In this book, the World Energy Commission (WEC) examines the exploration for hydrocarbons in Angola from the early 1900s when the first well was drilled. The petroleum geology chapter includes geological maps of Angola and regional geological evolution and basin information. The reservoir geometry section discusses surface seismic methods and interpretation, structural dip and faults, and well testing objectives and methods. A section on formation evaluation offers an in-depth discussion of porosity and lithology, resistivity modeling, permeability, and fracture characterization. The final chapter on completion and production methods highlights cementing and evaluation techniques used in Angola basins, testing hardware, on-site fluid analysis, saturation monitoring, and corrosion monitoring. (352 pages)
Geological maps of Angola are presented, along with the history of exploration in the area, which has been documented as early as 1767, and its tectonic, geological, and sedimentary basin evolution. Maps and charts illustrate the geology of the Congo, Kwanza, and Namibe basins.
Seismic data is used to determine reservoir geometry in the search for new prospects in frontier areas.

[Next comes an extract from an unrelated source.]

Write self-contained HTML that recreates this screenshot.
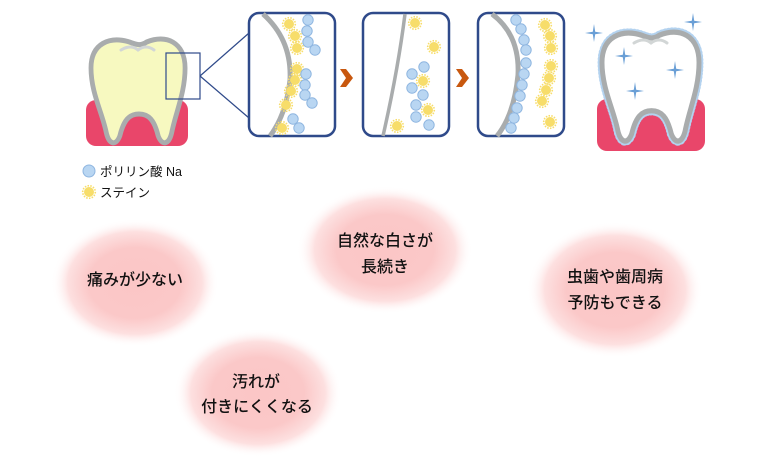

Today, with improved log quality and the availability of three-component seismic measurements, a more scientific approach can be made to the problem of sonic log calibration in complex environments. Geophysical, geological, and petrophysical interpretations can be combined to characterize a reservoir and to provide a good static reservoir descriptions from which the volumes of fluids in place can be assessed.
Formation evaluation is used to determine the ability of a borehole to produce hydrocarbons. Reservoir characterization models incorporate all the characteristics of the reservoir that are pertinent to its ability to store and produce hydrocarbons. They are used to simulate the behavior of the fluids within the reservoir under different sets of circumstances and to find the optimal production techniques that will maximize the production.
Many steps are involved in drilling a well to help ensure its future performance. Each step in the process is important, from the design and execution of a primary cement job to the perforating techniques used to testing and completions, onsite fluid analysis, logging, and monitoring. In this chapter, the authors provide examples with graphs and illustrations.
Research and new technologies are being used to enhance the safety, economics, and environmental impact of drilling in Angola basins, with new capabilities constantly in development.